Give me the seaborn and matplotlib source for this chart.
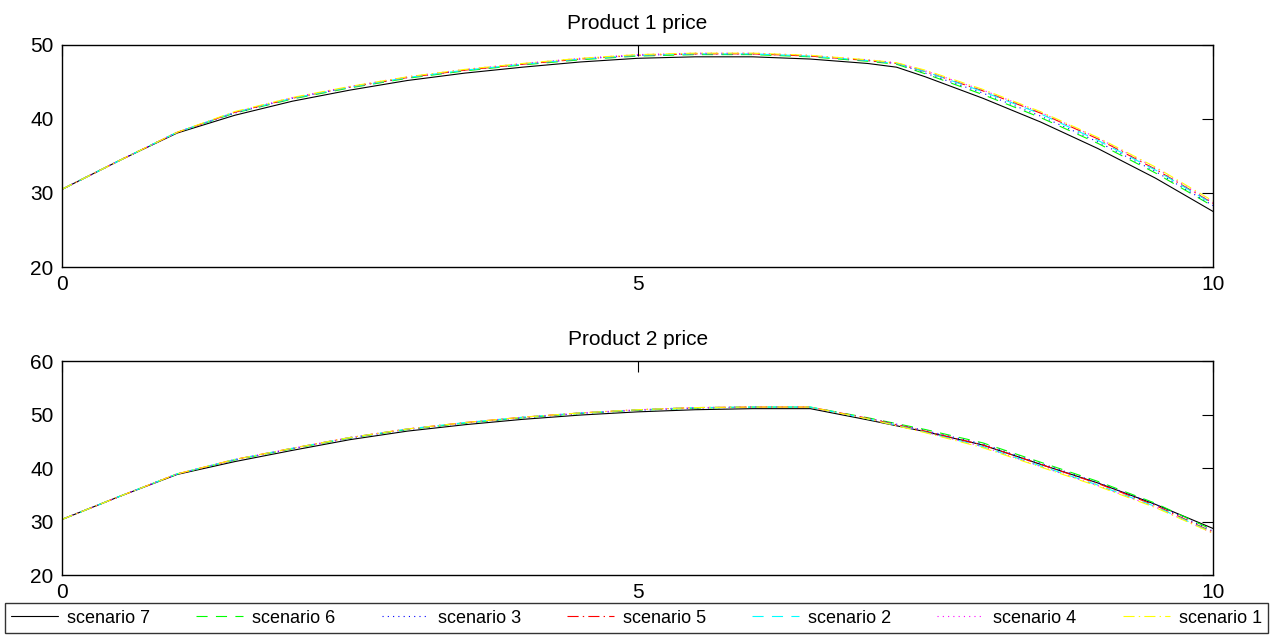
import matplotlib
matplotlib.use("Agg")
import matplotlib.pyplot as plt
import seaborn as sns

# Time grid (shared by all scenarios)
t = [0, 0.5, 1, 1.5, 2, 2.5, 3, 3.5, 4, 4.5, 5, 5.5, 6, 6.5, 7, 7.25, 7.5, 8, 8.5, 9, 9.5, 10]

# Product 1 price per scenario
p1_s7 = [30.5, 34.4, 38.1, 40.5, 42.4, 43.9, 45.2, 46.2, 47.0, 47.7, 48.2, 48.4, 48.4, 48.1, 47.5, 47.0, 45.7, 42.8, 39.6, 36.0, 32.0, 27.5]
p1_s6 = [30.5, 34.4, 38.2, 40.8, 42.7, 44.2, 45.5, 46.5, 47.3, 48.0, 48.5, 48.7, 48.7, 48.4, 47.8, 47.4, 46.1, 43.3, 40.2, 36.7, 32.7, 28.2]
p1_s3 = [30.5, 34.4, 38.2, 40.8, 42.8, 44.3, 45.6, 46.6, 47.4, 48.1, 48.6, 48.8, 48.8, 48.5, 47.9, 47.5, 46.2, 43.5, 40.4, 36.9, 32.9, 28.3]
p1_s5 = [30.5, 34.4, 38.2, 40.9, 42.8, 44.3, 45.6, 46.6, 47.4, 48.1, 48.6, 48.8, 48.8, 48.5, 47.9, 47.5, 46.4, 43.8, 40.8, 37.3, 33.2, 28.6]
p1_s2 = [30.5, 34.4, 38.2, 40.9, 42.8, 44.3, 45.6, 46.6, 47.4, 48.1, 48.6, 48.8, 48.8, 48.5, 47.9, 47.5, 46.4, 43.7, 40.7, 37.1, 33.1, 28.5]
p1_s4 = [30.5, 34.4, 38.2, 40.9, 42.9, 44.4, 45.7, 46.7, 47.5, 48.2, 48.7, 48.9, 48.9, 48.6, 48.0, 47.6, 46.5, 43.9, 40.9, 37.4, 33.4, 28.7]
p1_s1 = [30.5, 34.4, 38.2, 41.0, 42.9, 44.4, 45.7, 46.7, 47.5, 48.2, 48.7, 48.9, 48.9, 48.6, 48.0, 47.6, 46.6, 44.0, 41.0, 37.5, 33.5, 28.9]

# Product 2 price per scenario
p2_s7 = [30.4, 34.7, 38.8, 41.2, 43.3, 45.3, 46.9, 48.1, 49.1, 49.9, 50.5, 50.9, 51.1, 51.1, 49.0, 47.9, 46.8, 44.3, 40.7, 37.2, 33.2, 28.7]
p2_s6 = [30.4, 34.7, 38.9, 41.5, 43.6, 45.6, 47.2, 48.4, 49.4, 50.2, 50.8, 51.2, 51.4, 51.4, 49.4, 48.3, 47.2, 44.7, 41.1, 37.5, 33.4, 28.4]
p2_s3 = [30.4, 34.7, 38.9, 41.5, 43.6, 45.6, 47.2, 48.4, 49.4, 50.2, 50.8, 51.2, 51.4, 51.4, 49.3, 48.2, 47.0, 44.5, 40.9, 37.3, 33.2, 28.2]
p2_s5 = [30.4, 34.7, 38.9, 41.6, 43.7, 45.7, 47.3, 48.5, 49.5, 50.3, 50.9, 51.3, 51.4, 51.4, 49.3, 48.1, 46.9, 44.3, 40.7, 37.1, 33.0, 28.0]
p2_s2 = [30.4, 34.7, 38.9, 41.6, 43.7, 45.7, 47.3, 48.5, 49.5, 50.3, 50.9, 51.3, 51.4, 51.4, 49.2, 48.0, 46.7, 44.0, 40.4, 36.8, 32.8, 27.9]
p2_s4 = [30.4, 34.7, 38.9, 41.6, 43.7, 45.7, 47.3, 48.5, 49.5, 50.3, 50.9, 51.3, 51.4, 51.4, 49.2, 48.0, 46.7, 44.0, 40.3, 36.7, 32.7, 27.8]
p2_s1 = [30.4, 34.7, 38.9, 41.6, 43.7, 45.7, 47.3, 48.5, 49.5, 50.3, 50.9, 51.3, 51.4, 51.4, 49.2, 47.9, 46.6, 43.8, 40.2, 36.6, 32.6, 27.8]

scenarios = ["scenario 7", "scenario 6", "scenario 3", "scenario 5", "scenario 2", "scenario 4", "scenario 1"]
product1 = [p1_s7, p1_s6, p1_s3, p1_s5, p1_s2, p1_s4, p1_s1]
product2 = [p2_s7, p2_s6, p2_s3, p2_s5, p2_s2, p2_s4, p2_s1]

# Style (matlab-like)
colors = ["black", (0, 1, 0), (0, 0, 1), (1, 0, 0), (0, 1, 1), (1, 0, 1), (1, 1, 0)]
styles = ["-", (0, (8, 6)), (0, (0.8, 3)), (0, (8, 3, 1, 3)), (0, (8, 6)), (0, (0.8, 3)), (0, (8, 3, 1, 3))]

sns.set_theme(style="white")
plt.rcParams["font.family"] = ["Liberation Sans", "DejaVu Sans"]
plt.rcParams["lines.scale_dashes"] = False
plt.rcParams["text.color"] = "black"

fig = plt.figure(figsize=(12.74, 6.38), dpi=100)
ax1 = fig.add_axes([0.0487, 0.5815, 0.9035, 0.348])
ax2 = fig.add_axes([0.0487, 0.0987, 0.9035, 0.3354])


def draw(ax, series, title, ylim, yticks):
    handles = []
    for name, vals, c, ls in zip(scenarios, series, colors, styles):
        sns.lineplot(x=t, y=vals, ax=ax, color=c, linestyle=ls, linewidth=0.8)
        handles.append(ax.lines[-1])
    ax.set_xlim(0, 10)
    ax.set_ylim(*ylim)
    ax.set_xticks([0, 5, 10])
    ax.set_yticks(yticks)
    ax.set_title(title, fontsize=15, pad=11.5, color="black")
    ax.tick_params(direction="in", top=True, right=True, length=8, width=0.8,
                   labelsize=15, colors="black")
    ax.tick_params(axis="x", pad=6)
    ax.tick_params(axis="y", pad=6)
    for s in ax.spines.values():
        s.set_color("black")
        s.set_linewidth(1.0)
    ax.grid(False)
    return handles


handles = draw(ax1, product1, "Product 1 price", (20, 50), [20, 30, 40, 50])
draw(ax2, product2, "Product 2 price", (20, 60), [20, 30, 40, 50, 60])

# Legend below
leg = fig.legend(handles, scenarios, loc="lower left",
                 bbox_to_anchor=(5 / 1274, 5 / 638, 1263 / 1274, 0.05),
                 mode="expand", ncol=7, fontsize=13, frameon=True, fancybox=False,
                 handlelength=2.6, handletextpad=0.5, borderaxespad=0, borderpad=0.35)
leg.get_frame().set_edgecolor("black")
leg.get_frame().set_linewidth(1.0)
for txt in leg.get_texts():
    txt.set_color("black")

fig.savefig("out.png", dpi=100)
◇ ◇ ◇
■ **PROBLEM**
Without the pictures, repeat the listing above exactly.

■ **TASK OUTPUT**
Give me the seaborn and matplotlib source for this chart.
import matplotlib
matplotlib.use("Agg")
import matplotlib.pyplot as plt
import seaborn as sns

# Time grid (shared by all scenarios)
t = [0, 0.5, 1, 1.5, 2, 2.5, 3, 3.5, 4, 4.5, 5, 5.5, 6, 6.5, 7, 7.25, 7.5, 8, 8.5, 9, 9.5, 10]

# Product 1 price per scenario
p1_s7 = [30.5, 34.4, 38.1, 40.5, 42.4, 43.9, 45.2, 46.2, 47.0, 47.7, 48.2, 48.4, 48.4, 48.1, 47.5, 47.0, 45.7, 42.8, 39.6, 36.0, 32.0, 27.5]
p1_s6 = [30.5, 34.4, 38.2, 40.8, 42.7, 44.2, 45.5, 46.5, 47.3, 48.0, 48.5, 48.7, 48.7, 48.4, 47.8, 47.4, 46.1, 43.3, 40.2, 36.7, 32.7, 28.2]
p1_s3 = [30.5, 34.4, 38.2, 40.8, 42.8, 44.3, 45.6, 46.6, 47.4, 48.1, 48.6, 48.8, 48.8, 48.5, 47.9, 47.5, 46.2, 43.5, 40.4, 36.9, 32.9, 28.3]
p1_s5 = [30.5, 34.4, 38.2, 40.9, 42.8, 44.3, 45.6, 46.6, 47.4, 48.1, 48.6, 48.8, 48.8, 48.5, 47.9, 47.5, 46.4, 43.8, 40.8, 37.3, 33.2, 28.6]
p1_s2 = [30.5, 34.4, 38.2, 40.9, 42.8, 44.3, 45.6, 46.6, 47.4, 48.1, 48.6, 48.8, 48.8, 48.5, 47.9, 47.5, 46.4, 43.7, 40.7, 37.1, 33.1, 28.5]
p1_s4 = [30.5, 34.4, 38.2, 40.9, 42.9, 44.4, 45.7, 46.7, 47.5, 48.2, 48.7, 48.9, 48.9, 48.6, 48.0, 47.6, 46.5, 43.9, 40.9, 37.4, 33.4, 28.7]
p1_s1 = [30.5, 34.4, 38.2, 41.0, 42.9, 44.4, 45.7, 46.7, 47.5, 48.2, 48.7, 48.9, 48.9, 48.6, 48.0, 47.6, 46.6, 44.0, 41.0, 37.5, 33.5, 28.9]

# Product 2 price per scenario
p2_s7 = [30.4, 34.7, 38.8, 41.2, 43.3, 45.3, 46.9, 48.1, 49.1, 49.9, 50.5, 50.9, 51.1, 51.1, 49.0, 47.9, 46.8, 44.3, 40.7, 37.2, 33.2, 28.7]
p2_s6 = [30.4, 34.7, 38.9, 41.5, 43.6, 45.6, 47.2, 48.4, 49.4, 50.2, 50.8, 51.2, 51.4, 51.4, 49.4, 48.3, 47.2, 44.7, 41.1, 37.5, 33.4, 28.4]
p2_s3 = [30.4, 34.7, 38.9, 41.5, 43.6, 45.6, 47.2, 48.4, 49.4, 50.2, 50.8, 51.2, 51.4, 51.4, 49.3, 48.2, 47.0, 44.5, 40.9, 37.3, 33.2, 28.2]
p2_s5 = [30.4, 34.7, 38.9, 41.6, 43.7, 45.7, 47.3, 48.5, 49.5, 50.3, 50.9, 51.3, 51.4, 51.4, 49.3, 48.1, 46.9, 44.3, 40.7, 37.1, 33.0, 28.0]
p2_s2 = [30.4, 34.7, 38.9, 41.6, 43.7, 45.7, 47.3, 48.5, 49.5, 50.3, 50.9, 51.3, 51.4, 51.4, 49.2, 48.0, 46.7, 44.0, 40.4, 36.8, 32.8, 27.9]
p2_s4 = [30.4, 34.7, 38.9, 41.6, 43.7, 45.7, 47.3, 48.5, 49.5, 50.3, 50.9, 51.3, 51.4, 51.4, 49.2, 48.0, 46.7, 44.0, 40.3, 36.7, 32.7, 27.8]
p2_s1 = [30.4, 34.7, 38.9, 41.6, 43.7, 45.7, 47.3, 48.5, 49.5, 50.3, 50.9, 51.3, 51.4, 51.4, 49.2, 47.9, 46.6, 43.8, 40.2, 36.6, 32.6, 27.8]

scenarios = ["scenario 7", "scenario 6", "scenario 3", "scenario 5", "scenario 2", "scenario 4", "scenario 1"]
product1 = [p1_s7, p1_s6, p1_s3, p1_s5, p1_s2, p1_s4, p1_s1]
product2 = [p2_s7, p2_s6, p2_s3, p2_s5, p2_s2, p2_s4, p2_s1]

# Style (matlab-like)
colors = ["black", (0, 1, 0), (0, 0, 1), (1, 0, 0), (0, 1, 1), (1, 0, 1), (1, 1, 0)]
styles = ["-", (0, (8, 6)), (0, (0.8, 3)), (0, (8, 3, 1, 3)), (0, (8, 6)), (0, (0.8, 3)), (0, (8, 3, 1, 3))]

sns.set_theme(style="white")
plt.rcParams["font.family"] = ["Liberation Sans", "DejaVu Sans"]
plt.rcParams["lines.scale_dashes"] = False
plt.rcParams["text.color"] = "black"

fig = plt.figure(figsize=(12.74, 6.38), dpi=100)
ax1 = fig.add_axes([0.0487, 0.5815, 0.9035, 0.348])
ax2 = fig.add_axes([0.0487, 0.0987, 0.9035, 0.3354])


def draw(ax, series, title, ylim, yticks):
    handles = []
    for name, vals, c, ls in zip(scenarios, series, colors, styles):
        sns.lineplot(x=t, y=vals, ax=ax, color=c, linestyle=ls, linewidth=0.8)
        handles.append(ax.lines[-1])
    ax.set_xlim(0, 10)
    ax.set_ylim(*ylim)
    ax.set_xticks([0, 5, 10])
    ax.set_yticks(yticks)
    ax.set_title(title, fontsize=15, pad=11.5, color="black")
    ax.tick_params(direction="in", top=True, right=True, length=8, width=0.8,
                   labelsize=15, colors="black")
    ax.tick_params(axis="x", pad=6)
    ax.tick_params(axis="y", pad=6)
    for s in ax.spines.values():
        s.set_color("black")
        s.set_linewidth(1.0)
    ax.grid(False)
    return handles


handles = draw(ax1, product1, "Product 1 price", (20, 50), [20, 30, 40, 50])
draw(ax2, product2, "Product 2 price", (20, 60), [20, 30, 40, 50, 60])

# Legend below
leg = fig.legend(handles, scenarios, loc="lower left",
                 bbox_to_anchor=(5 / 1274, 5 / 638, 1263 / 1274, 0.05),
                 mode="expand", ncol=7, fontsize=13, frameon=True, fancybox=False,
                 handlelength=2.6, handletextpad=0.5, borderaxespad=0, borderpad=0.35)
leg.get_frame().set_edgecolor("black")
leg.get_frame().set_linewidth(1.0)
for txt in leg.get_texts():
    txt.set_color("black")

fig.savefig("out.png", dpi=100)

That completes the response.